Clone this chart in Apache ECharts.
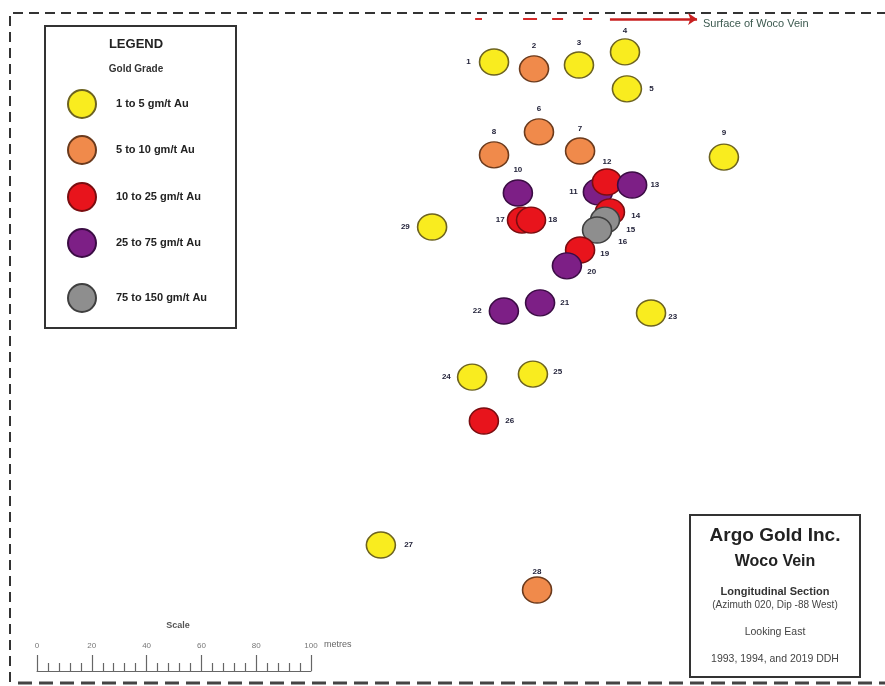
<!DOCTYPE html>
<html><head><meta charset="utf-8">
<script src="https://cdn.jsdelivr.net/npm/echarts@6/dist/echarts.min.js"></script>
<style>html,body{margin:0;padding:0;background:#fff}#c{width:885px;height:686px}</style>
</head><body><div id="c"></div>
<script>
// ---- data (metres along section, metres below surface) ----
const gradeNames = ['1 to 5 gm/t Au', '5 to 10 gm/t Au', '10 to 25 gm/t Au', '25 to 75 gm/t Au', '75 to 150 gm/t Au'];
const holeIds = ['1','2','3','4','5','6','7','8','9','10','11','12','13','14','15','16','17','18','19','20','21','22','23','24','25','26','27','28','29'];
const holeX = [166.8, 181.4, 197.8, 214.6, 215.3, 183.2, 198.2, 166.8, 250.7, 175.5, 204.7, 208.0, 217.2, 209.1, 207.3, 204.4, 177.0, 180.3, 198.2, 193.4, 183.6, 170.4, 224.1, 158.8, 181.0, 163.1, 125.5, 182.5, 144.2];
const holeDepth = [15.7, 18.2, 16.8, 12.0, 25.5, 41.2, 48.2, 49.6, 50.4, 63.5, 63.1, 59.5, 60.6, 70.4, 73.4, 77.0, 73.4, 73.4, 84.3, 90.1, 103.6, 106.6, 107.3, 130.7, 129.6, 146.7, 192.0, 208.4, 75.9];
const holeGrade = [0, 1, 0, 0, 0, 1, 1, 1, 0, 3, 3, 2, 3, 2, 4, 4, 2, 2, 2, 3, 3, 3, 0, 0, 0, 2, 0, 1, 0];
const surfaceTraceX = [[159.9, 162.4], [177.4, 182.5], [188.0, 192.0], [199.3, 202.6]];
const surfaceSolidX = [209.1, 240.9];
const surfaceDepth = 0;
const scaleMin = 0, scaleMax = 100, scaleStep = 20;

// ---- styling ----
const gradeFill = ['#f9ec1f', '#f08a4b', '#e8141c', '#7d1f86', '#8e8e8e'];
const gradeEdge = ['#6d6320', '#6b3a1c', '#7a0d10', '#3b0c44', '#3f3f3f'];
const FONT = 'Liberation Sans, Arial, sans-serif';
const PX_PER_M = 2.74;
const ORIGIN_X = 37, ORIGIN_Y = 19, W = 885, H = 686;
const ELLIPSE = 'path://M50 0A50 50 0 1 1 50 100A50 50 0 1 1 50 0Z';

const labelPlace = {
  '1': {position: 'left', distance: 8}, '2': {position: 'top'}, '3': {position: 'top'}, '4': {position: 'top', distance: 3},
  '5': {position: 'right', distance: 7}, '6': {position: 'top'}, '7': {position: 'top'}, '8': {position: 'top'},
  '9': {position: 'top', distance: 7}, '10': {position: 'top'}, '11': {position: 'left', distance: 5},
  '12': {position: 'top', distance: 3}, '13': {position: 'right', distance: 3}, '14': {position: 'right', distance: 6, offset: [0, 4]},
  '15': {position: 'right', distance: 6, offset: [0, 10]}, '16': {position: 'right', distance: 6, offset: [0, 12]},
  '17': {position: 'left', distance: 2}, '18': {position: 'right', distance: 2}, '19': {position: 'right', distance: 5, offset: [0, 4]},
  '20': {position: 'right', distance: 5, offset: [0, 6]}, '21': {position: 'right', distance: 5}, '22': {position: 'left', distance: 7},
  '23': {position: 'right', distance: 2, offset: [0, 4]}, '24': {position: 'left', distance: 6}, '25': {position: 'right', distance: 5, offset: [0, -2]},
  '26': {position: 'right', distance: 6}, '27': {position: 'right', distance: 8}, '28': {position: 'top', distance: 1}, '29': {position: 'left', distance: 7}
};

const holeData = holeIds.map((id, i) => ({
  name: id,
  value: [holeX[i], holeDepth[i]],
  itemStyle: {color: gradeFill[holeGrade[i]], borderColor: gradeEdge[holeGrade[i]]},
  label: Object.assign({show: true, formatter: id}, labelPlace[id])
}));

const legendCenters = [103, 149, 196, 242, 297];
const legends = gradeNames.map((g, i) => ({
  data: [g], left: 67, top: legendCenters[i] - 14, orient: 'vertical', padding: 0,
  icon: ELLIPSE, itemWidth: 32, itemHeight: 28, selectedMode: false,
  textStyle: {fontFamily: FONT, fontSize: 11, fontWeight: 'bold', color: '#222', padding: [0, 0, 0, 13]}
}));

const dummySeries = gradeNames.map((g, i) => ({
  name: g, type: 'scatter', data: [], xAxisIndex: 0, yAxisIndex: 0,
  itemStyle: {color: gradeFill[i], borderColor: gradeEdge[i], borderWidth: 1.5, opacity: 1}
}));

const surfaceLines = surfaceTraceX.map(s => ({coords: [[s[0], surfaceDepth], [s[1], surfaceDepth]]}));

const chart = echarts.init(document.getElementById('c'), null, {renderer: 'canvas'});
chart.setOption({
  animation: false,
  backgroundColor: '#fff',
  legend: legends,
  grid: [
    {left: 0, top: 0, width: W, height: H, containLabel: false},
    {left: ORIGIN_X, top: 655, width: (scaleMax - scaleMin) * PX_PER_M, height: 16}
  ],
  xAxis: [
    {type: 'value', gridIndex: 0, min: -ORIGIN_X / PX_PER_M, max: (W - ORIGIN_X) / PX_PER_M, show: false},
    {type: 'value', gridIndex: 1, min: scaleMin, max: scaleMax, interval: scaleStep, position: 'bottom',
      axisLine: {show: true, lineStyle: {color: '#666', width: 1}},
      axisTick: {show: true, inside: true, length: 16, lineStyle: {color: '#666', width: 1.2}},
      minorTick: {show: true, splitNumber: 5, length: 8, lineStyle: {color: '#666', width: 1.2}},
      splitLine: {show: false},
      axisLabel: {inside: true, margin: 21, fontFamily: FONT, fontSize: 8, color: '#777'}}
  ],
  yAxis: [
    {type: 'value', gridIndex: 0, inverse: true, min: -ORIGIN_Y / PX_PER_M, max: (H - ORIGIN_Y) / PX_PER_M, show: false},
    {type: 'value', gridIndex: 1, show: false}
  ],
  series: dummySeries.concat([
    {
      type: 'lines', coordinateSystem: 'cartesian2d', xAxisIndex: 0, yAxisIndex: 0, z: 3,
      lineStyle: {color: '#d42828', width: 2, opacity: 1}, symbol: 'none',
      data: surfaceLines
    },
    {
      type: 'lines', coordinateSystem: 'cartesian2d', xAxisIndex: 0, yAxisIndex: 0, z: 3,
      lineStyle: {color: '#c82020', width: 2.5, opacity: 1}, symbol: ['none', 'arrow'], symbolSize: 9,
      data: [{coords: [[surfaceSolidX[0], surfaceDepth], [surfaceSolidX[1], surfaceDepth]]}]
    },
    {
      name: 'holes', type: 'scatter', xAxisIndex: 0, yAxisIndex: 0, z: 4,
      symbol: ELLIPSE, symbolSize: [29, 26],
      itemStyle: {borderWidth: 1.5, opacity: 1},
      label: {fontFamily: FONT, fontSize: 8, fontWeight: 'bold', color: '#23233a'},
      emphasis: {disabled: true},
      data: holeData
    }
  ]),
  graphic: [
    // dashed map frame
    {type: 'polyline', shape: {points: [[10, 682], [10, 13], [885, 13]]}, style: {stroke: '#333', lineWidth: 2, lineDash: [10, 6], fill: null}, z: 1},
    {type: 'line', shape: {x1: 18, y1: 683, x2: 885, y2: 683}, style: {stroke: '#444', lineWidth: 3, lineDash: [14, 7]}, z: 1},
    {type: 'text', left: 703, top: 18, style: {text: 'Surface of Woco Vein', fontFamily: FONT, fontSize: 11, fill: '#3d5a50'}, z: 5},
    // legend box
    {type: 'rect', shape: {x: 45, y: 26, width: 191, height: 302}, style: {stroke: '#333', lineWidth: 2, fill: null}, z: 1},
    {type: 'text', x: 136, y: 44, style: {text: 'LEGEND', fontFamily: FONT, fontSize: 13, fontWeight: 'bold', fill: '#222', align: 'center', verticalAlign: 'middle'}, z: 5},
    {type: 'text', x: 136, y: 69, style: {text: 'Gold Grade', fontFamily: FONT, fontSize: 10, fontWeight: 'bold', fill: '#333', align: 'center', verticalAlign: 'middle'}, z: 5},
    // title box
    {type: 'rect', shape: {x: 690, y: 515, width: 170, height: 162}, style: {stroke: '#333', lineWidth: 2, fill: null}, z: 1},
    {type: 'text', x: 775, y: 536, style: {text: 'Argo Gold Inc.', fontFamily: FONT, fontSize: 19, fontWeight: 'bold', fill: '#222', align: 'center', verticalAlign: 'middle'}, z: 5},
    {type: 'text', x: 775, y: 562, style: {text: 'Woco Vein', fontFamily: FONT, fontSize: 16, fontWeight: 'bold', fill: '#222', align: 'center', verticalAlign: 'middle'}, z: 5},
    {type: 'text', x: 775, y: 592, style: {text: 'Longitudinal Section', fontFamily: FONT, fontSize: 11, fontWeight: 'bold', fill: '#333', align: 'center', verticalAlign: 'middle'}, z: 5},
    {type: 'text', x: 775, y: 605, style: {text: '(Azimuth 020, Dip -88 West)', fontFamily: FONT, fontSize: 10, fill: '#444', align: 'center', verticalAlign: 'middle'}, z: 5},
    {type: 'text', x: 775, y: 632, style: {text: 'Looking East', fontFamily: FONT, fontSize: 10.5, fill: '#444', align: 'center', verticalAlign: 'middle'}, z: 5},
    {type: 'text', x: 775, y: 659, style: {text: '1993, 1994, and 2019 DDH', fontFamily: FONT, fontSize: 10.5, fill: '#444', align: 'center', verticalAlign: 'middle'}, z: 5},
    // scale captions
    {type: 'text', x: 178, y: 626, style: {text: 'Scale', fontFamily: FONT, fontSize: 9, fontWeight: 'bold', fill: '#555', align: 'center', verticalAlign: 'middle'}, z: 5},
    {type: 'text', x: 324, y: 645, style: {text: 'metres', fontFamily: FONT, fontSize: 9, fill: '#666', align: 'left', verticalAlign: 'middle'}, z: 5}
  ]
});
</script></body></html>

=====

Return only the lines running from the top of the data to the line that holds "const ELLIPSE = 'path://M50". Include both of those lines, but skip the pictures.

### Solution to this task:
Clone this chart in Apache ECharts.
<!DOCTYPE html>
<html><head><meta charset="utf-8">
<script src="https://cdn.jsdelivr.net/npm/echarts@6/dist/echarts.min.js"></script>
<style>html,body{margin:0;padding:0;background:#fff}#c{width:885px;height:686px}</style>
</head><body><div id="c"></div>
<script>
// ---- data (metres along section, metres below surface) ----
const gradeNames = ['1 to 5 gm/t Au', '5 to 10 gm/t Au', '10 to 25 gm/t Au', '25 to 75 gm/t Au', '75 to 150 gm/t Au'];
const holeIds = ['1','2','3','4','5','6','7','8','9','10','11','12','13','14','15','16','17','18','19','20','21','22','23','24','25','26','27','28','29'];
const holeX = [166.8, 181.4, 197.8, 214.6, 215.3, 183.2, 198.2, 166.8, 250.7, 175.5, 204.7, 208.0, 217.2, 209.1, 207.3, 204.4, 177.0, 180.3, 198.2, 193.4, 183.6, 170.4, 224.1, 158.8, 181.0, 163.1, 125.5, 182.5, 144.2];
const holeDepth = [15.7, 18.2, 16.8, 12.0, 25.5, 41.2, 48.2, 49.6, 50.4, 63.5, 63.1, 59.5, 60.6, 70.4, 73.4, 77.0, 73.4, 73.4, 84.3, 90.1, 103.6, 106.6, 107.3, 130.7, 129.6, 146.7, 192.0, 208.4, 75.9];
const holeGrade = [0, 1, 0, 0, 0, 1, 1, 1, 0, 3, 3, 2, 3, 2, 4, 4, 2, 2, 2, 3, 3, 3, 0, 0, 0, 2, 0, 1, 0];
const surfaceTraceX = [[159.9, 162.4], [177.4, 182.5], [188.0, 192.0], [199.3, 202.6]];
const surfaceSolidX = [209.1, 240.9];
const surfaceDepth = 0;
const scaleMin = 0, scaleMax = 100, scaleStep = 20;

// ---- styling ----
const gradeFill = ['#f9ec1f', '#f08a4b', '#e8141c', '#7d1f86', '#8e8e8e'];
const gradeEdge = ['#6d6320', '#6b3a1c', '#7a0d10', '#3b0c44', '#3f3f3f'];
const FONT = 'Liberation Sans, Arial, sans-serif';
const PX_PER_M = 2.74;
const ORIGIN_X = 37, ORIGIN_Y = 19, W = 885, H = 686;
const ELLIPSE = 'path://M50 0A50 50 0 1 1 50 100A50 50 0 1 1 50 0Z';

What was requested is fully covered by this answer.